I’ve had those years, and I love to cook a major feast, but that’s no longer what Thanksgiving is about for us. An event that creates major stress for one or two of us (Sweetheart likes to cook too) while the rest overeat and then roll away groaning isn’t really all that fun, if you think about it.

It’s just the four of us this year. I asked everyone to tell me some favorite foods, and over the course of the four-day weekend I’ll cook my way through the list, which so far isn’t too daunting:
  • Laura Potatoes: Roasted in the oven with a liberal dose of a mustard vinaigrette dressing that’s good on everything from salad to pilaf to baguettes to, well, potatoes.
  • Spicy Fries: Based on a recipe originally found on the side of a bag of yam fries from Costco (modified to use chipotle for smokiness), these are basted with a mustard/chili sauce, the spicier the better.
  • Wild Rice: Sweetheart didn’t specify a preparation method, so I think it will be my recipe that involves caramelized walnuts or pecans, orange zest, and sautéed celery and onions (I guess I do end up doing some of that veggie prep—just not at o-dark-thirty in the morning).
  • Oven-roasted Cauliflower, Oven-roasted Broccoli: My personal favorites, from Cook’s Illustrated recipes that make these vegetables truly finger-licking good. Sometimes we eat them straight out of the pans at the stove. (I'd better become a member so I can actually log on and look up these recipes I've linked; fortunately, I have the print versions in the kitchen bookcase.)
  • Berry Pie: Second Daughter’s request.
  • Pecan Pie: Eldest Daughter’s request.

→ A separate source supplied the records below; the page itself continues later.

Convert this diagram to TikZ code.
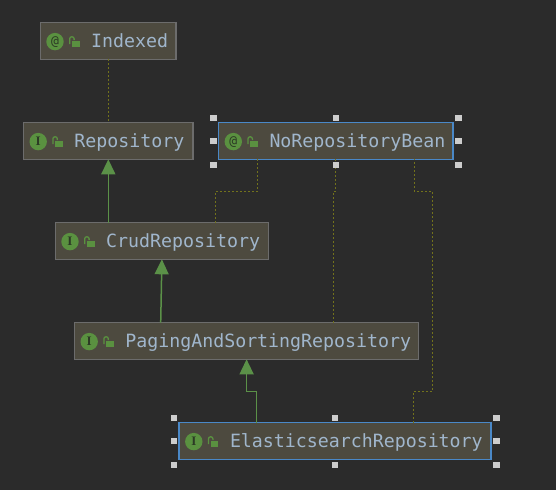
\documentclass[tikz,border=0pt]{standalone}
\usepackage{fontspec}
\setmainfont{DejaVu Sans Mono}
\newfontfamily\iconserif{Liberation Serif}
\usetikzlibrary{arrows.meta,calc}
\definecolor{bgc}{HTML}{2B2B2B}
\definecolor{boxfill}{HTML}{4D4A3F}
\definecolor{boxedge}{HTML}{6C6C6C}
\definecolor{selblue}{HTML}{4A88C7}
\definecolor{labelc}{HTML}{A0B6CC}
\definecolor{olive}{HTML}{72721C}
\definecolor{greenl}{HTML}{5B9148}
\definecolor{iconc}{HTML}{5A9140}
\definecolor{iconink}{HTML}{2C3A25}
\definecolor{handlec}{HTML}{CDCDCD}
\tikzset{
  umlbox/.style={draw=boxedge,fill=boxfill,line width=1.5pt,inner sep=0pt,outer sep=0pt,anchor=north west},
  selbox/.style={umlbox,draw=selblue},
  icondisc/.style={circle,fill=iconc,minimum size=17.4pt,inner sep=0pt,text=iconink,font=\fontsize{13}{14}\selectfont},
  lockbody/.style={fill=iconc,inner sep=0pt,minimum width=7.4pt,minimum height=6pt},
  lockline/.style={draw=iconc,line width=1.3pt,rounded corners=2pt},
  umllabel/.style={text=labelc,inner sep=0pt,anchor=base west,font=\fontsize{18.25}{20}\selectfont},
  handle/.style={fill=handlec,draw=none,minimum size=6.5pt,inner sep=0pt},
  realize/.style={draw=olive,line width=1.1pt,dash pattern=on 1.6pt off 2.4pt},
  inherit/.style={draw=greenl,line width=1.5pt,-{Triangle[length=15pt,width=14pt,fill=greenl]}}
}
\newcommand{\umlnode}[8]{% name, style, left, top, width, height, symbol, text
  \node[#2,minimum width=#5pt,minimum height=#6pt] (#1) at (#3,#4) {};
  \node[icondisc] (#1icon) at ([shift={(14.6,0.6)}]#1.west) {#7};
  \node[lockbody] (#1lock) at ([shift={(35.4,3.2)}]#1.west) {};
  \draw[lockline] ([shift={(29.3,3)}]#1.west) -- ++(0,-7.2) -- ++(4.4,0) -- ++(0,3.4);
  \node[umllabel] (#1text) at ([shift={(50.6,6.8)}]#1.west) {#8};
}
\newcommand{\handles}[1]{%
  \node[handle] (#1hnw) at ([shift={(-5,-4.6)}]#1.north west) {};
  \node[handle] (#1hn) at ([shift={(0,-4.6)}]#1.north) {};
  \node[handle] (#1hne) at ([shift={(5.6,-4.6)}]#1.north east) {};
  \node[handle] (#1hw) at ([shift={(-5,0)}]#1.west) {};
  \node[handle] (#1he) at ([shift={(5.6,0)}]#1.east) {};
  \node[handle] (#1hsw) at ([shift={(-5,5.8)}]#1.south west) {};
  \node[handle] (#1hs) at ([shift={(0,5.8)}]#1.south) {};
  \node[handle] (#1hse) at ([shift={(5.6,5.8)}]#1.south east) {};
}
\begin{document}
\begin{tikzpicture}[x=1pt,y=-1pt]
\path[use as bounding box,fill=bgc] (0,0) rectangle (556,490);
\umlnode{indexed}{umlbox}{40.4}{22.7}{135.4}{36.6}{@}{Indexed}
\umlnode{repo}{umlbox}{23.6}{122.7}{169.4}{36.6}{\iconserif\bfseries I}{Repository}
\umlnode{norepo}{selbox}{218.7}{122.7}{234.4}{36.6}{@}{NoRepositoryBean}
\umlnode{crud}{umlbox}{55.4}{222.7}{213}{36.6}{\iconserif\bfseries I}{CrudRepository}
\umlnode{paging}{umlbox}{74.6}{322.7}{344}{36.6}{\iconserif\bfseries I}{PagingAndSortingRepository}
\umlnode{elastic}{selbox}{179.2}{422.7}{311.8}{36.6}{\iconserif\bfseries I}{ElasticsearchRepository}
% realizations (dotted)
\draw[realize] (indexed.south) -- (indexed.south |- repo.north);
\coordinate (crudout) at ([xshift=53.4pt]crud.north);
\coordinate (crudin) at ([xshift=-78.6pt]norepo.south);
\coordinate (crudbend) at ($(crudin)+(0,32)$);
\draw[realize] (crudout) |- (crudbend) -- (crudin);
\coordinate (pagout) at ([xshift=87.1pt]paging.north);
\coordinate (pagbend) at ($(norepo.south)+(0,32)$);
\draw[realize] (pagout) |- (pagbend) -- (norepo.south);
\coordinate (elaout) at ([xshift=78.2pt]elastic.north);
\coordinate (elain) at ([xshift=78.4pt]norepo.south);
\coordinate (elabendtop) at ($(elain)+(0,32)$);
\coordinate (elacorner) at ($(elabendtop)+(18,0)$);
\coordinate (elabendlow) at ($(paging.south)+(0,32)$);
\draw[realize] (elaout) |- (elabendlow -| elacorner) -- (elacorner) -- (elabendtop) -- (elain);
% generalizations (solid)
\draw[inherit] (repo.south |- crud.north) -- (repo.south);
\draw[inherit] ([xshift=-85.9pt]paging.north) -- (crud.south);
\coordinate (elaparent) at ([xshift=-78.6pt]elastic.north);
\draw[inherit] (elaparent) |- (elabendlow) -- (paging.south);
% selection handles on top of connectors
\handles{norepo}
\handles{elastic}
\end{tikzpicture}
\end{document}
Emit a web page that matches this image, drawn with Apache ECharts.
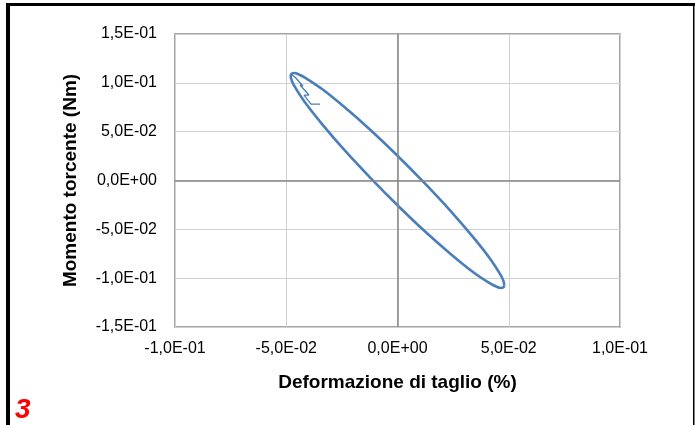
<!DOCTYPE html>
<html>
<head>
<meta charset="utf-8">
<script src="https://cdn.jsdelivr.net/npm/echarts@6/dist/echarts.min.js"></script>
<style>
html,body{margin:0;padding:0;background:#fff;}
#chart{width:695px;height:425px;}
</style>
</head>
<body>
<div id="chart"></div>
<script>
// Hysteresis loop (x: Deformazione di taglio, y: Momento torcente)
var loopX = [0.0480, 0.0476, 0.0464, 0.0443, 0.0416, 0.0339, 0.0240, 0.0124, 0.0000, -0.0124, -0.0240, -0.0339, -0.0416, -0.0464, -0.0476, -0.0480, -0.0476, -0.0464, -0.0443, -0.0416, -0.0339, -0.0240, -0.0124, 0.0000, 0.0124, 0.0240, 0.0339, 0.0416, 0.0464, 0.0476, 0.0480];
var loopY = [-0.1070, -0.1094, -0.1100, -0.1086, -0.1054, -0.0936, -0.0754, -0.0522, -0.0253, 0.0033, 0.0316, 0.0578, 0.0801, 0.0969, 0.1028, 0.1070, 0.1094, 0.1100, 0.1086, 0.1054, 0.0936, 0.0754, 0.0522, 0.0253, -0.0033, -0.0316, -0.0578, -0.0801, -0.0969, -0.1028, -0.1070];
// Initial transient near the upper-left tip
var startX = [-0.0348, -0.0389, -0.0420, -0.0398, -0.0438, -0.0425, -0.0461, -0.0479];
var startY = [0.0783, 0.0783, 0.0875, 0.0875, 0.0978, 0.0968, 0.1060, 0.1090];
// Axis settings
var xMin = -0.1, xMax = 0.1, xStep = 0.05;
var yMin = -0.15, yMax = 0.15, yStep = 0.05;
var xTitle = 'Deformazione di taglio (%)';
var yTitle = 'Momento torcente (Nm)';
var panelLabel = '3';

function fmt(v) {
  if (Math.abs(v) < 1e-12) return '0,0E+00';
  var s = v.toExponential(1);
  var parts = s.split('e');
  var mant = parts[0].replace('.', ',');
  var ex = parseInt(parts[1], 10);
  var sign = ex < 0 ? '-' : '+';
  var a = Math.abs(ex);
  return mant + 'E' + sign + (a < 10 ? '0' + a : '' + a);
}
function pairs(xs, ys) {
  var out = [];
  for (var i = 0; i < xs.length; i++) out.push([xs[i], ys[i]]);
  return out;
}

var font = '"Liberation Sans", Arial, sans-serif';
var chart = echarts.init(document.getElementById('chart'), null, {renderer: 'canvas'});
chart.setOption({
  animation: false,
  backgroundColor: '#ffffff',
  grid: {left: 175, right: 75, top: 34, bottom: 98, show: true, borderColor: '#868686', borderWidth: 1.5, backgroundColor: 'transparent'},
  xAxis: {
    type: 'value', min: xMin, max: xMax, interval: xStep,
    name: xTitle, nameLocation: 'middle', nameGap: 46,
    nameTextStyle: {fontFamily: font, fontWeight: 'bold', fontSize: 19, color: '#000'},
    axisLine: {show: false}, axisTick: {show: false},
    axisLabel: {formatter: fmt, fontFamily: font, fontSize: 16, color: '#000', margin: 14},
    splitLine: {show: true, lineStyle: {color: '#d0d0d0', width: 1}}
  },
  yAxis: {
    type: 'value', min: yMin, max: yMax, interval: yStep,
    name: yTitle, nameLocation: 'middle', nameGap: 95,
    nameTextStyle: {fontFamily: font, fontWeight: 'bold', fontSize: 19, color: '#000'},
    axisLine: {show: false}, axisTick: {show: false},
    axisLabel: {formatter: fmt, fontFamily: font, fontSize: 16, color: '#000', margin: 18},
    splitLine: {show: true, lineStyle: {color: '#d0d0d0', width: 1}}
  },
  series: [
    {
      type: 'line', data: pairs(loopX, loopY), smooth: 0.35, showSymbol: false,
      lineStyle: {color: '#4a7ebb', width: 2.6},
      markLine: {
        silent: true, symbol: 'none', label: {show: false},
        lineStyle: {color: '#868686', width: 1.5, type: 'solid'},
        data: [{xAxis: 0}, {yAxis: 0}]
      },
      z: 3
    },
    {
      type: 'line', data: pairs(startX, startY), showSymbol: false,
      lineStyle: {color: '#4a7ebb', width: 1.3}, z: 3
    }
  ],
  graphic: [
    {type: 'rect', shape: {x: 6, y: 3, width: 689, height: 3}, style: {fill: '#000'}},
    {type: 'rect', shape: {x: 6, y: 3, width: 4, height: 422}, style: {fill: '#000'}},
    {type: 'rect', shape: {x: 693, y: 3, width: 1.5, height: 422}, style: {fill: '#000'}},
    {type: 'text', left: 15, top: 396, style: {text: panelLabel, fill: '#ff0000', font: 'italic bold 28px "Liberation Sans", Arial, sans-serif'}}
  ]
});
</script>
</body>
</html>
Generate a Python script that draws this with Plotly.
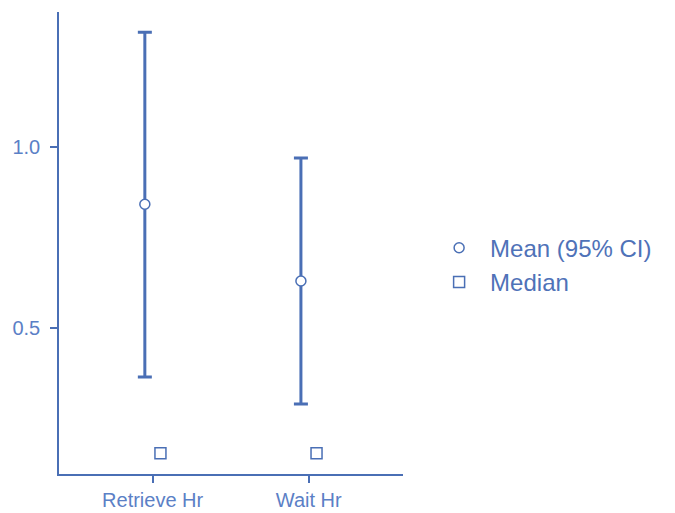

I enjoy cooking, especially for people I love. Doing it this way spreads out the labor as well as the enjoyment of the food. That makes me a lot more thankful than being exhausted when I finally sit down to eat.

If we happen to walk to a neighborhood spot for someone else’s cooking, we’ll get to connect with our neighbors and with those familiar faces we don’t actually know, but see often enough in the places where we’re regulars so that we’re “friendly strangers.”

As someone who particularly loves to feel a part of her community networks, I love this about Spokane: that willingness to strike up a conversation with a total stranger in line at the grocery store or coffee shop, make small talk, and in all likelihood find we like something or someone in common that creates a bond.

These are small things, perhaps, but they make life good. Plenty to be thankful for, even in hard times. Let us give thanks.